Antonio Carlos Ribeiro
Hotxuá (Documentário, Brasil, 1h 10min, dirigido por Letícia Sabatella e Gringo Cardia, com atores desconhecidos) trata de um tema em falta no mercado: o riso. O filme mostra os Krahô, tribo indígena que vive próxima a Palmas (TO), conhecida como povo que ri, e que escolheu um membro para ser sacerdote. Do riso.
O mundo ocidental parou para pensar sobre o tema quando Umberto Eco publicou O Nome da Rosa, um romance intitulado pela expressão medieval que designa o poder das palavras. Na investigação de assassinatos em série, um franciscano britânico descobre que o monge mais velho da abadia cluniacense matava. E, o mais dramático, por causa do zelo pela doutrina. Colocar veneno nas páginas de um livro desaparecido da obra de Aristóteles, o tornava fatalmente prazeroso para quem lia, em busca do tema tão urgente quanto raro na Itália medieval: o riso.
Obra que marca a estreia da atriz Letícia Sabatella e do cenógrafo Gringo Cardia na direção, Hotxuá encanta quem tem olhar profundo, se emociona com a singeleza da alma humana – diferente dos colonizadores espanhóis que negavam a alma aos índios, esbarrando na defesa intransigente do bispo Bartolomé de Las Casas – ela recupera o olhar desarmado e o riso fácil, que move menos músculos que o cenho cerrado dos oligarcas.
O filme esbanja imagens de sorrisos fartos, ócio inocentemente despudorado, liberdades só assumidas por quem a vive desde tempos pré-uterinos. Não apenas gargalham, mas se assenhoreiam do tempo, com tanta liberdade que torna compreensíveis os que os invejam
O enredo registra as datas, épocas e estações mais marcantes. A acompanhar o dia a dia dos krahô, a equipe mostrou os ritos do preparo coletivo dos alimentos, a Festa da Batata – a celebração ritual mais importante da tribo – e a mudança da estação chuvosa para a seca, fundamental em seu ciclo de vida.
E no centro da história mostrada na película, o papel de um sacerdote. Atípico, exótico, irreverente, até mesmo irreconhecível para os moldes do mundo ocidental, mesmo os tipicamente urbanos desta terra brasilis, em que as pessoas usam muitos tecidos para se cobrir – talvez por terem o que esconder, contraponto aos que não podem ser mais transparentes, já que inteiramente expostos – sem precisar ‘interromper’ a vida para ir à celebração, porque sua vida é celebração.
E o múnus pastoral deste xamã é encantar as pessoas com a vida.
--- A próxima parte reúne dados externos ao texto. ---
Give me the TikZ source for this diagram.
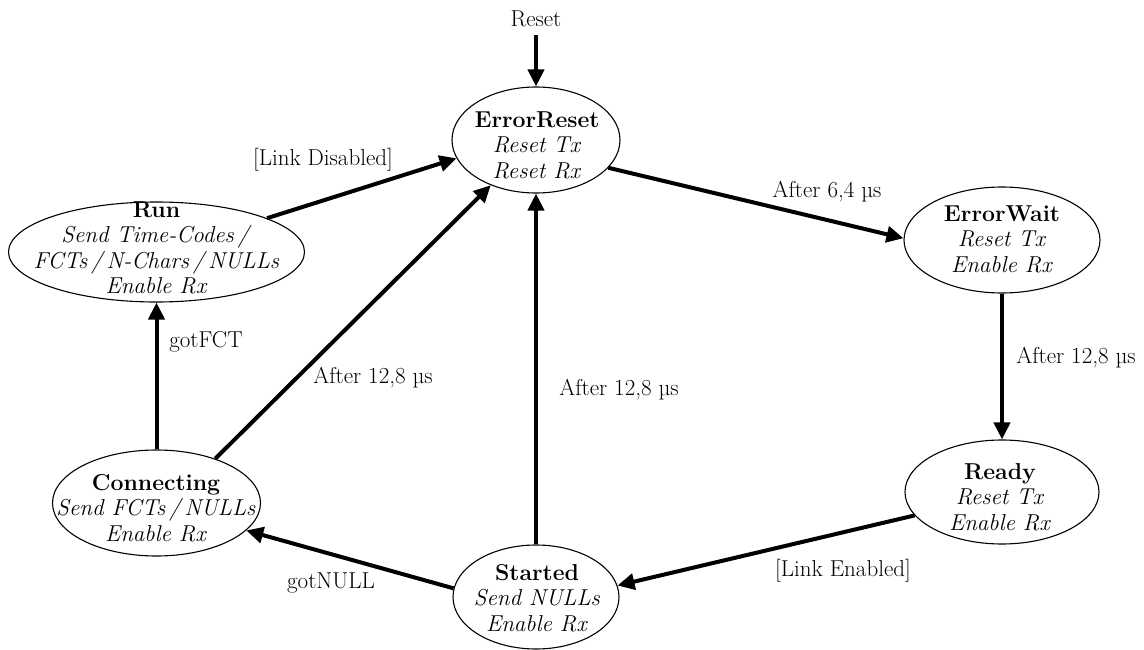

Ele provoca o riso no cotidiano – da pesca ao preparo coletivo dos alimentos, das ‘encenações’ acompanhadas por um público reverentemente sorridente, da presença, dos ritos de passagem da chuva até o que ‘libera’ a moça para ter namorado – em gestos litúrgicos comunitários, despossuídos de poder e mando, donos apenas da liberdade.
E a liberdade desperta a atenção porque é a mesma que mais falta aos ‘caras pálidas’. Dos comportamentos à mesa ao vestuário de cada ocasião, dos limites demarcados do público e do privado – especialmente para quem há séculos gosta de publicar o privado e privatizar o público – e dos códigos que, especialmente em espaços de salamaleques sagrados, mais escondem que revelam.
Com essa preparação de alma, sem prudências pudicas e olhos abertos e profundos, como o de quem ensinou que sinal do reino é quando os cegos vêm, os coxos andam e aos pobres é anunciada a salvação, recomendo assistir. Sem medo de rir e ser feliz!
Um comentário:
Menino grande, você se transcendeu... Pela beleza, ilações no texto, e a proposição profundamente verdadeira:Dos comportamentos à mesa ao vestuário de cada ocasião, dos limites demarcados do público e do privado – especialmente para quem há séculos gosta de publicar o privado e privatizar o público – e dos códigos que, especialmente em espaços de salamaleques sagrados, mais escondem que revelam!" Deus todo luz sempre para nós, em você.